Poi, dopo che l’invasione austro-ungarica della Serbia avrà dato inizio alla catastrofe, la giustificazione ideologica sarà dominante nella pubblicistica delle potenze coinvolte. Ed allora si dovrà ricorrere all’empireo dei grandi e nobili ideali. La Francia invocherà la difesa della sua Civilisation minacciata dal militarismo tedesco. La Germania la difesa della sua Kultur minacciata a occidente dalla Civilization francese ed a oriente dalla barbarie asiatica della Russia. La Russia la difesa della sua specificità slavo-ortodossa minacciata dal pangermanesimo. L’eterogeneità delle alleanze è dimostrazione evidente del carattere del tutto propagandistico del ricorso a categorie morali o astrattamente culturali. E la propaganda diventa momento consustanziale dell’attività bellica.
Marc Bloch, colui che nel pantheon degli storici del Novecento occupa, a mio parere, il primo posto, già nel 1921 rifletteva sulle logiche della propaganda e della creazione e diffusione di false notizie di guerra. «In questa materia, – asseriva – le osservazioni veramente preziose sono quelle che provengono da persone use ai metodi critici e abituate a studiare i problemi sociali».
Critica come funzione fondamentale della comprensione, critica tramite strumentazione tecnico-analitica densa di storia e di specificità intrecciate all’oggetto dell’indagine, critica necessariamente connessa alla dimensione pratico-trasformatrice.

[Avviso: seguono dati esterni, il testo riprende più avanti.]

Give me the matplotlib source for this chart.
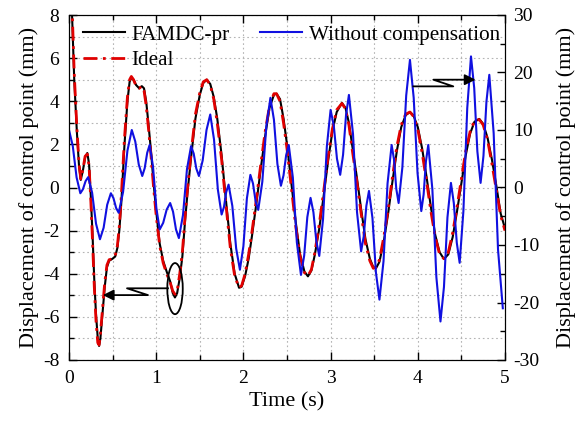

Critica come momento centrale di uno degli aspetti costitutivi della tradizione «occidentale». Non esiste, infatti, un solo «occidente».
La critica dell’economia politica, cioè l’analisi delle meccaniche del modo di produzione capitalistico, viene assimilata negli editoriali del «Corriere» a «critica, o addirittura [a] rifiuto, della democrazia parlamentare, considerato a ragione il regime politico ideale per lo sviluppo capitalistico» (Polito). Commentare l’aderenza di queste affermazioni alla realtà dei processi storici che innervano anche il nostro presente sarebbe imbarazzante.
La comprensione di una guerra in cui convergono elementi di tensione maturati in una dimensione temporale assai differenziata al proprio interno, in una dimensione spaziale che è quella mondiale, non può che passare attraverso l’indagine accurata della forma assunta dagli imperialismi (quello russo ben compreso) dopo la dissoluzione dell’Urss. Uno degli editorialisti cui ho fatto riferimento, quando, molto tempo fa, era ancora del tutto interno al «mestiere di storico», sosteneva che le temporalità caratterizzate dall’imperialismo non potevano essere spiegate concentrandosi su «processi di natura sostanzialmente politico-ideologica», ma che bisognava indagare all’interno dell’«inscindibile […] nesso capitalismo-imperialismo» (Galli della Loggia, «Quaderni Storici», 20).
Del resto di questo tipo di indagine egli aveva dato un esempio nella ricerca relativa a La fondazione della Banca italiana di sconto, pubblicato sulla «Rivista Storica Italiana». Uno studio dei migliori sull’imperialismo italiano, argomentato con taglio metodologico che non è diventato obsoleto. Oggi ecco di nuovo il ricorso a categorie etico-politiche.
Marc Bloch sarebbe assai severo con coloro che, accademicamente storici, spiegano il presente con categorie derivanti dalla spuma di superficie delle scelte politiche.